Q52            Jerome Mayhew: This is my final question. Do you think—shock, horror—that the public might be ahead of politicians on this one?

Hannah Dillon: I think that you are being ungenerous to some politicians and probably overly generous to others. I do think it is really important. There was polling this week—and I have not read it in detail, so I do not want to misrepresent—that essentially put concern about climate change ahead of things like wanting to invest in the NHS. That has been important over the years, but we see that, regardless of age, where you live in the UK, political affiliation, financial background, there is unprecedented support across all sorts of divides for action on climate change.

In our own polling, we found that 77% of the British public want to see a clear and transparent plan for how the UK Government facilitates decarbonisation, and that includes things like looking after vulnerable households, recognising that fuel poverty and food poverty are not different things. They are the same things; it is poverty and you have to address all of these things at once. Of course, for certain households that are trying to choose between heating their homes and eating, even if they are able to do either of those things properly, they are not going to care about carbon border adjustment mechanisms and that is completely reasonable.

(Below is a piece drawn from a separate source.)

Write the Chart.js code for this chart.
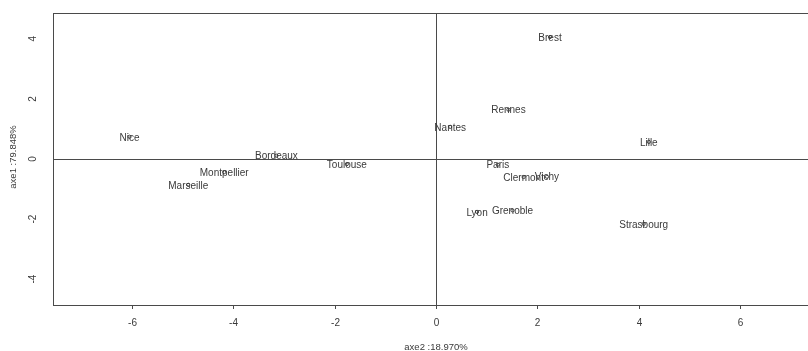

I think that the public are definitely shouting very loudly that this needs to be addressed, and it is very exciting that mechanisms like we are talking about today are getting proper engagement.

Jerome Mayhew: Thank you very much.

Chair: If you have some research that you are willing to share with us on public opinion, I think it would be very helpful for the Committee to have sight of it. Thank you.

I would like to conclude that panel by thanking Hannah Dillon from the Zero Carbon Campaign, Mike Thompson from the Climate Change Committee and Domien Vangenechten from E3G for joining us today. I would like to thank our Committee clerks, particularly Martyn Atkins, and members of the Committee who have stayed with us through the whole Committee hearing.